Bir sahnede, Özkan’ın ilk lenfoma atağını atlatıp iyileşmesinin ardından, hep beraber ‘No Problem’i söylerlerken “Ne bir şifa buldum, ne de bir çare” sözlerinin ardından Özkan kendini tutamayarak ağlamaya başlıyor. Mazhar Alanson da bunun üzerine “Ah canım duygulandın. Ah be tontonum. Ee biz bu yaşlarda ağlarız. Ağlamayan zaten. Ne yani, değil mi Fuat? Gözyaşlarımızı bitti mi sandın?” diye onu teselli ediyor. Bu sahnede ben de gözyaşlarıma engel olamadım.
Gain’in ‘Ele Güne Karşı Yapayalnız’ belgeseli Özkan Uğur’un herkesi yasa boğan zamansız ölümü üzerine daha da anlam kazandı. İzleyiciyi uzun bir yolculuğa çıkaran bu sıcacık belgeseli şiddetle tavsiye ederim, size derin bir nostalji yaşatacak.
İnsanların zombilere olan tutkusu biteceğe benzemiyor. Walking Dead serisi ilk olarak 2010 yılında gösterime girdi, o zamandan beri de diziye olan ilgi asla azalmadı hatta Walking Dead tıpkı Star Wars ve Marvel gibi kendine ait bir evren yarattı ve bu evrenden spin off’lar (yan hikayeler) çıkmaya başladı.

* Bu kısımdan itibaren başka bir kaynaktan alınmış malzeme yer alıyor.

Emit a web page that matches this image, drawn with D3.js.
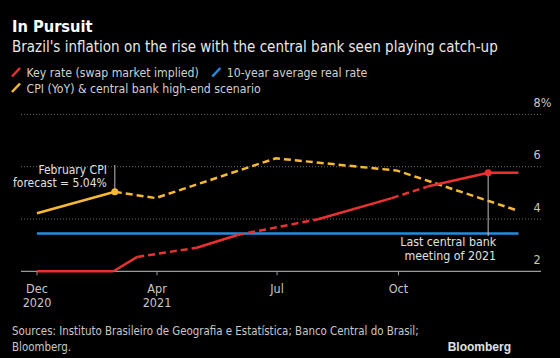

Dizinin son spin off’u ise New York, Manhattan’da geçiyor. Başrolde yine tanıdık simalar var; orijinal diziden kopan karakterler Maggie (Lauren Cohan) ve Negan (Jeffrey Dean Morgan).
Zombi felaketinin ardından, Manhattan’ı ana kara ile birleştiren bütün köprüler havaya uçurulmuş ve ada zombilere terk edilmiştir. Aradan geçen yıllarda, kendisine Hırvat diyen zorba bir adam, adada sağ kalanlar üzerinde dikta kurmuş, bir avuç kişi ona karşı direnmeye başlamıştır.
Hırvat, Maggie’nin oğlu Hershel’ı kaçırır bunun üzerine Maggie, oğlunu kurtarmak için Hırvat’ın eski patronu ve en az onun kadar acımasız ve gözü kara bir katil olan Negan ile işbirliği yapmak zorunda kalır. Maggie ve Negan, post apokaliptik bir Manhattan’da terk edilmiş gökdelenlerin gölgesinde kendilerine yardım edecek direnişçilerle iş birliği yaparak Hırvat’ı devirmek ve Hershel’i kurtarmak için çalışmaya başlarlar.
Dizi, orijinali kadar olmasa da, Walking Dead hayranları tarafından oldukça olumlu karşılandı. Bunda kuşkusuz en büyük etken orijinal serinin en sevilen kötü adamı Negan ve efsanevi dikenli telli beyzbol sopası Lucille’in başrolde oluşu. Bu arada, yeni dizide zombilerin sonsuza kadar yaşamadığı konusu da netleşiyor. Besinsiz kalan bir zombinin bedeni, hiç durmadan yürüyüp tuhaf sesler çıkartarak ancak altı yedi sene canlı kalabiliyor, bu sürenin sonunda çürüyüp parçalanıyor.
İnsanlığın zombi aşkı sürdükçe Walking Dead de yeni spin off’lar üretmeye devam edecek nitekim yeni spin off ‘Daryl Dixon’ın çekimleri bitmek üzere.
‘The Last of Us’, ‘All of Us are Dead’ ve ‘Station Eleven’ı sevdiyseniz eğer, Walking Dead serisini beğenebilirsiniz. ‘Walking Dead:Dead City’i tv+’da izleyebilirsiniz.